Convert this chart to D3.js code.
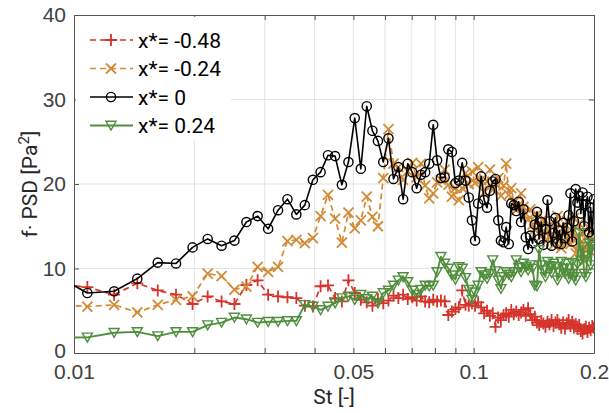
<!DOCTYPE html>
<html>
<head>
<meta charset="utf-8">
<script src="https://cdn.jsdelivr.net/npm/d3@7"></script>
<style>
  body { margin: 0; background: #fff; }
  svg { font-family: Roboto, "Liberation Sans", Arial, sans-serif; }
  .tick-label { fill: #404040; font-size: 21px; }
  .axis-title { fill: #262626; font-size: 21px; }
  .legend-text { fill: #000; font-size: 21px; }
</style>
</head>
<body>
<div id="chart"></div>
<script>
// Strouhal number of each spectral bin
const st = [0.009, 0.0108, 0.0126, 0.0144, 0.0162, 0.018, 0.0198, 0.0216, 0.0234, 0.0252,
  0.027, 0.0288, 0.0306, 0.0324, 0.0342, 0.036, 0.0378, 0.0396, 0.0414, 0.0432,
  0.045, 0.0468, 0.0486, 0.0504, 0.0522, 0.054, 0.0558, 0.0576, 0.0594, 0.0612,
  0.063, 0.0648, 0.0666, 0.0684, 0.0702, 0.072, 0.0738, 0.0756, 0.0774, 0.0792,
  0.081, 0.0828, 0.0846, 0.0864, 0.0882, 0.09, 0.0918, 0.0936, 0.0954, 0.0972,
  0.099, 0.1008, 0.1026, 0.1044, 0.1062, 0.108, 0.1098, 0.1116, 0.1134, 0.1152,
  0.117, 0.1188, 0.1206, 0.1224, 0.1242, 0.126, 0.1278, 0.1296, 0.1314, 0.1332,
  0.135, 0.1368, 0.1386, 0.1404, 0.1422, 0.144, 0.1458, 0.1476, 0.1494, 0.1512,
  0.153, 0.1548, 0.1566, 0.1584, 0.1602, 0.162, 0.1638, 0.1656, 0.1674, 0.1692,
  0.171, 0.1728, 0.1746, 0.1764, 0.1782, 0.18, 0.1818, 0.1836, 0.1854, 0.1872,
  0.189, 0.1908, 0.1926, 0.1944, 0.1962, 0.198, 0.1998];

// f*PSD [Pa^2] for each station
const psdM048 = [8.2, 7.8, 6.9, 8.25, 7.4, 6.9, 5.8, 6.7, 6.1, 5.8,
  8.05, 8.6, 6.9, 6.7, 6.6, 6.5, 5.6, 5.5, 7.9, 8.0,
  6.5, 6.1, 8.6, 7.1, 6.3, 6.0, 5.6, 6.4, 5.9, 6.2,
  6.8, 6.5, 6.9, 6.4, 6.6, 6.2, 6.7, 6.1, 6.0, 6.3,
  6.1, 6.2, 6.1, 4.5, 4.9, 5.2, 5.4, 7.4, 5.7, 5.6,
  5.9, 5.6, 6.0, 5.4, 4.7, 5.0, 4.4, 4.7, 3.1, 4.2,
  3.9, 4.5, 4.7, 4.3, 5.1, 4.6, 4.9, 4.5, 4.8, 5.1,
  4.4, 5.3, 4.6, 3.9, 4.3, 3.6, 3.3, 3.8, 3.5, 3.1,
  3.7, 3.4, 3.9, 3.2, 3.6, 3.9, 3.4, 3.0, 3.6, 2.9,
  3.5, 3.9, 3.2, 3.7, 3.0, 3.4, 2.9, 3.3, 2.6, 2.3,
  2.8, 3.1, 2.5, 3.0, 2.7, 3.2, 3.0];
const psdM024 = [5.7, 5.5, 5.7, 4.8, 5.7, 6.3, 6.7, 9.4, 9.1, 7.5,
  7.85, 10.2, 9.6, 10.2, 13.25, 13.4, 13.0, 13.6, 16.2, 18.7,
  15.9, 13.05, 16.6, 14.75, 15.7, 18.5, 16.1, 15.0, 20.7, 26.5,
  22.4, 22.0, 20.5, 21.5, 22.5, 20.8, 22.4, 19.8, 18.3, 18.9,
  20.2, 20.5, 21.7, 19.9, 18.5, 19.5, 18.1, 19.5, 21.3, 20.0,
  21.5, 20.1, 22.0, 20.5, 19.0, 20.3, 21.7, 19.3, 20.0, 20.7,
  18.6, 19.8, 22.4, 18.7, 19.5, 17.8, 16.9, 17.5, 18.9, 17.3,
  16.5, 15.8, 17.0, 15.2, 14.6, 16.4, 15.0, 13.8, 15.9, 14.2,
  13.4, 15.1, 14.0, 12.8, 14.5, 16.2, 13.5, 12.4, 14.8, 13.2,
  15.6, 13.9, 12.9, 14.4, 16.0, 11.8, 13.6, 15.3, 12.6, 14.1,
  10.9, 13.7, 12.2, 14.8, 12.0, 13.5, 14.6];
const psd0 = [9.2, 7.1, 7.3, 8.8, 10.7, 10.6, 12.5, 13.5, 12.7, 13.3,
  15.5, 16.2, 14.7, 16.9, 18.2, 16.4, 17.5, 20.5, 21.4, 23.4,
  23.3, 19.9, 22.6, 27.8, 21.8, 29.2, 26.3, 25.1, 22.6, 25.4,
  20.6, 22.0, 18.2, 22.4, 21.4, 19.5, 21.1, 21.4, 22.4, 27.0,
  22.8, 20.7, 20.8, 24.1, 23.8, 20.1, 20.4, 22.5, 20.4, 18.4,
  15.7, 13.3, 17.7, 20.9, 18.1, 17.2, 19.2, 20.3, 20.6, 15.7,
  13.3, 13.1, 14.9, 12.9, 17.7, 17.5, 16.8, 17.9, 15.5, 17.0,
  13.7, 12.3, 13.9, 13.0, 15.2, 16.7, 13.5, 15.5, 12.8, 14.7,
  18.1, 15.6, 12.7, 14.2, 16.0, 13.0, 14.5, 12.9, 15.4, 13.6,
  14.8, 16.3, 18.9, 13.2, 15.6, 19.4, 17.8, 18.6, 16.5, 19.0,
  15.0, 17.6, 18.5, 14.3, 17.2, 13.9, 18.2];
const psdP024 = [1.8, 1.85, 2.4, 2.5, 2.0, 2.5, 2.5, 3.3, 3.6, 4.2,
  4.0, 3.6, 3.7, 3.7, 3.8, 3.8, 5.7, 5.5, 5.1, 5.5,
  5.9, 6.5, 6.7, 6.3, 6.9, 6.4, 6.7, 5.9, 7.1, 7.4,
  8.0, 8.6, 9.0, 8.4, 7.4, 6.9, 7.5, 8.0, 7.9, 8.0,
  9.6, 11.4, 10.6, 10.0, 9.2, 8.7, 10.2, 10.0, 8.9, 7.5,
  6.3, 7.2, 8.0, 9.6, 9.2, 8.8, 9.4, 11.0, 9.7, 8.6,
  7.6, 9.0, 9.6, 9.3, 9.0, 9.6, 11.0, 10.1, 9.6, 10.6,
  10.2, 9.8, 10.4, 10.0, 8.0, 7.9, 12.2, 10.4, 9.8, 9.0,
  10.8, 10.3, 9.5, 10.6, 10.2, 8.6, 9.5, 10.8, 10.0, 9.4,
  10.6, 8.8, 9.4, 10.7, 9.0, 8.6, 10.5, 14.2, 11.0, 12.6,
  9.4, 9.0, 11.5, 13.0, 10.4, 12.6, 12.9];

const seriesNames = ['x*= -0.48', 'x*= -0.24', 'x*= 0', 'x*= 0.24'];
const xTicks = [0.01, 0.02, 0.03, 0.04, 0.05, 0.06, 0.07, 0.08, 0.09, 0.1, 0.2];
const xTickLabels = {0.01: '0.01', 0.05: '0.05', 0.1: '0.1', 0.2: '0.2'};
const yTicks = [0, 10, 20, 30, 40];

const config = {
  width: 609, height: 413,
  margin: {top: 15, right: 15, bottom: 60, left: 74}
};
const styles = [
  {color: '#d4342b', dash: '6,4', marker: 'plus', width: 1.7},
  {color: '#d38a34', dash: '6,4', marker: 'cross', width: 1.7},
  {color: '#000000', dash: null, marker: 'circle', width: 1.6},
  {color: '#4f8e3c', dash: null, marker: 'tri', width: 1.9}
];

const width = config.width - config.margin.left - config.margin.right;
const height = config.height - config.margin.top - config.margin.bottom;

const series = [psdM048, psdM024, psd0, psdP024].map((vals, i) => ({
  name: seriesNames[i],
  style: styles[i],
  points: st.map((s, j) => ({st: s, v: vals[j]}))
}));

const xScale = d3.scaleLog().domain([0.01, 0.2]).range([0, width]);
const yScale = d3.scaleLinear().domain([0, 40]).range([height, 0]);

const svg = d3.select('#chart').append('svg')
    .attr('width', config.width)
    .attr('height', config.height);

svg.append('defs').append('clipPath').attr('id', 'plot-clip')
  .append('rect').attr('width', width).attr('height', height);

const chart = svg.append('g')
    .attr('transform', `translate(${config.margin.left},${config.margin.top})`);

// grid
chart.append('g').selectAll('line.vgrid')
  .data(xTicks.slice(1, -1))
  .join('line')
    .attr('x1', d => xScale(d)).attr('x2', d => xScale(d))
    .attr('y1', 0).attr('y2', height)
    .attr('stroke', '#e3e3e3').attr('stroke-width', 1);
chart.append('g').selectAll('line.hgrid')
  .data(yTicks.slice(1, -1))
  .join('line')
    .attr('x1', 0).attr('x2', width)
    .attr('y1', d => yScale(d)).attr('y2', d => yScale(d))
    .attr('stroke', '#e3e3e3').attr('stroke-width', 1);

// axes (ticks inside, MATLAB style box)
const axisColor = '#555';
const xAxisB = d3.axisBottom(xScale).tickValues(xTicks).tickSize(-5).tickSizeOuter(0)
    .tickPadding(11).tickFormat(d => xTickLabels[d] || '');
const xAxisT = d3.axisTop(xScale).tickValues(xTicks).tickSize(-5).tickSizeOuter(0).tickFormat('');
const yAxisL = d3.axisLeft(yScale).tickValues(yTicks).tickSize(-5).tickSizeOuter(0).tickPadding(8);
const yAxisR = d3.axisRight(yScale).tickValues(yTicks).tickSize(-5).tickSizeOuter(0).tickFormat('');

const axes = [
  chart.append('g').attr('transform', `translate(0,${height})`).call(xAxisB),
  chart.append('g').call(xAxisT),
  chart.append('g').call(yAxisL),
  chart.append('g').attr('transform', `translate(${width},0)`).call(yAxisR)
];
axes.forEach(g => {
  g.select('.domain').attr('stroke', axisColor);
  g.selectAll('.tick line').attr('stroke', axisColor);
  g.selectAll('.tick text').attr('class', 'tick-label').attr('fill', null);
});
// keep the "0" label clear of "0.01"
axes[2].selectAll('.tick text').filter(d => d === 0).attr('dy', '0.2em');

// series
const markerPath = {
  plus: 'M-6,0H6M0,-6V6',
  cross: 'M-5,-5L5,5M-5,5L5,-5',
  tri: 'M-5,-4.2L5,-4.2L0,4.6Z'
};
function drawMarker(sel, style) {
  if (style.marker === 'circle') {
    sel.append('circle').attr('r', 4.6).attr('fill', 'none')
      .attr('stroke', style.color).attr('stroke-width', 1.4);
  } else {
    sel.append('path').attr('d', markerPath[style.marker]).attr('fill', 'none')
      .attr('stroke', style.color).attr('stroke-width', style.marker === 'tri' ? 1.4 : 1.8);
  }
}

const line = d3.line().x(d => xScale(d.st)).y(d => yScale(d.v));
const plot = chart.append('g').attr('clip-path', 'url(#plot-clip)');

series.forEach(s => {
  const g = plot.append('g');
  g.append('path')
    .datum(s.points)
    .attr('d', line)
    .attr('fill', 'none')
    .attr('stroke', s.style.color)
    .attr('stroke-width', s.style.width)
    .attr('stroke-dasharray', s.style.dash)
    .attr('stroke-linejoin', 'round');
  g.selectAll('g.mk')
    .data(s.points)
    .join('g')
      .attr('transform', d => `translate(${xScale(d.st)},${yScale(d.v)})`)
      .each(function() { drawMarker(d3.select(this), s.style); });
});

// legend
const legend = chart.append('g').attr('transform', 'translate(2,2)');
legend.append('rect').attr('width', 155).attr('height', 123).attr('fill', '#fff');
series.forEach((s, i) => {
  const row = legend.append('g').attr('transform', `translate(0,${23 + i * 28.5})`);
  row.append('line')
    .attr('x1', 14).attr('x2', 57).attr('y1', 0).attr('y2', 0)
    .attr('stroke', s.style.color)
    .attr('stroke-width', s.style.width)
    .attr('stroke-dasharray', s.style.dash);
  const m = row.append('g').attr('transform', 'translate(35,0)');
  drawMarker(m, s.style);
  row.append('text').attr('class', 'legend-text')
    .attr('x', 62).attr('dy', '0.36em').text(s.name);
});

// axis titles
svg.append('text').attr('class', 'axis-title')
  .attr('x', config.margin.left + width / 2).attr('y', 404)
  .attr('text-anchor', 'middle').text('St [-]');

const yt = svg.append('text').attr('class', 'axis-title')
  .attr('transform', `translate(37,${config.margin.top + height / 2}) rotate(-90)`)
  .attr('text-anchor', 'middle');
yt.append('tspan').text('f· PSD [Pa');
yt.append('tspan').attr('dy', -8).attr('font-size', 15).text('2');
yt.append('tspan').attr('dy', 8).text(']');
</script>
</body>
</html>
⁂
_Exercise goal:_ Output exactly the span of lines from the top of the listing through the line holding "0.189, 0.1908, 0.1926, 0.1944, 0.1962, 0.198, 0.1998];", and leave every picture out.

_Result for this exercise:_
Convert this chart to D3.js code.
<!DOCTYPE html>
<html>
<head>
<meta charset="utf-8">
<script src="https://cdn.jsdelivr.net/npm/d3@7"></script>
<style>
  body { margin: 0; background: #fff; }
  svg { font-family: Roboto, "Liberation Sans", Arial, sans-serif; }
  .tick-label { fill: #404040; font-size: 21px; }
  .axis-title { fill: #262626; font-size: 21px; }
  .legend-text { fill: #000; font-size: 21px; }
</style>
</head>
<body>
<div id="chart"></div>
<script>
// Strouhal number of each spectral bin
const st = [0.009, 0.0108, 0.0126, 0.0144, 0.0162, 0.018, 0.0198, 0.0216, 0.0234, 0.0252,
  0.027, 0.0288, 0.0306, 0.0324, 0.0342, 0.036, 0.0378, 0.0396, 0.0414, 0.0432,
  0.045, 0.0468, 0.0486, 0.0504, 0.0522, 0.054, 0.0558, 0.0576, 0.0594, 0.0612,
  0.063, 0.0648, 0.0666, 0.0684, 0.0702, 0.072, 0.0738, 0.0756, 0.0774, 0.0792,
  0.081, 0.0828, 0.0846, 0.0864, 0.0882, 0.09, 0.0918, 0.0936, 0.0954, 0.0972,
  0.099, 0.1008, 0.1026, 0.1044, 0.1062, 0.108, 0.1098, 0.1116, 0.1134, 0.1152,
  0.117, 0.1188, 0.1206, 0.1224, 0.1242, 0.126, 0.1278, 0.1296, 0.1314, 0.1332,
  0.135, 0.1368, 0.1386, 0.1404, 0.1422, 0.144, 0.1458, 0.1476, 0.1494, 0.1512,
  0.153, 0.1548, 0.1566, 0.1584, 0.1602, 0.162, 0.1638, 0.1656, 0.1674, 0.1692,
  0.171, 0.1728, 0.1746, 0.1764, 0.1782, 0.18, 0.1818, 0.1836, 0.1854, 0.1872,
  0.189, 0.1908, 0.1926, 0.1944, 0.1962, 0.198, 0.1998];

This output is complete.